MLPER-12: Choose an optimal deployment option in the cloud
If models are suitable for cloud deployment, you should determine how to deploy them for best performance efficiency according to frequency, latency, and runtime requirements in your use cases.
Implementation plan
-
Amazon SageMaker Real-time Inference - Use if you need a persistent endpoint for near-instantaneous response from the ML model for requests that can come in any time. You can host the models behind an HTTPS endpoint to be integrated with your applications. SageMaker real-time endpoints are fully managed and support autoscaling.
-
Amazon SageMaker Serverless Inference - Use if you receive spiky inference requests that vary substantially in rate and volume. This is a purpose-built inference option that makes it easy to deploy and scale ML models without managing any servers. Serverless Inference is ideal for workloads which have idle periods between traffic spurts and can tolerate cold starts.
-
Amazon SageMaker Asynchronous Inference - Use if you have model requests with large payload sizes (up to 1GB), long processing times (up to 15 minutes), and near-instantaneous latency requirements, SageMaker Asynchronous Inference is ideal as it has larger payload limit and longer time-out limit compared to SageMaker Real-time inference.

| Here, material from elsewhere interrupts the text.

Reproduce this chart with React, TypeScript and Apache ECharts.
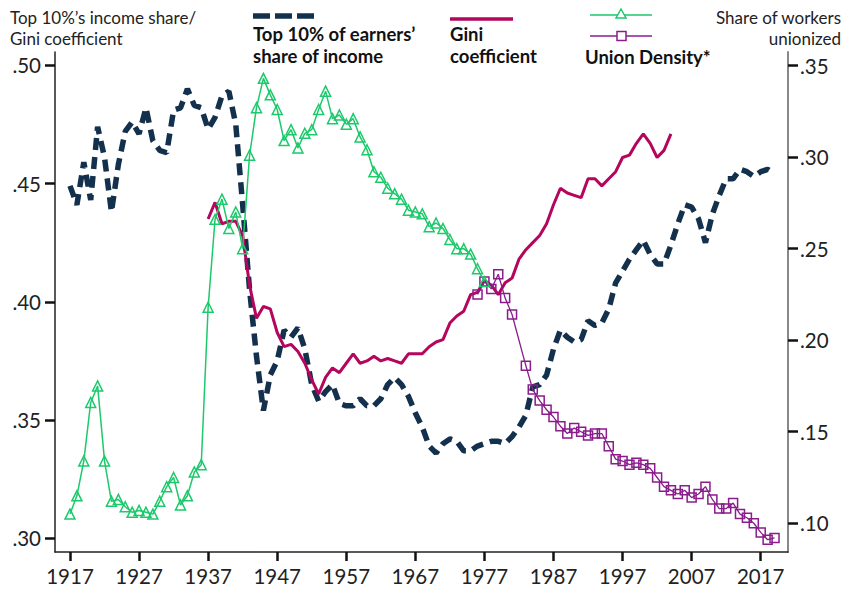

SageMaker Asynchronous Inference queues incoming requests and processes them asynchronously with an internal queueing system.
-
Amazon SageMaker Batch Transform - Use if you do not need near-instantaneous response from the ML model and can gather data points together into a large batch for a schedule-based inference. When a batch transform job starts, SageMaker initializes compute instances and distributes the inference or preprocessing workload among them. SageMaker Batch Transform automatically splits input files into mini-batches (so that you won’t need to worry about out-of-memory (OOM) for large datasets) and shuts down compute instances once the entire dataset is processed.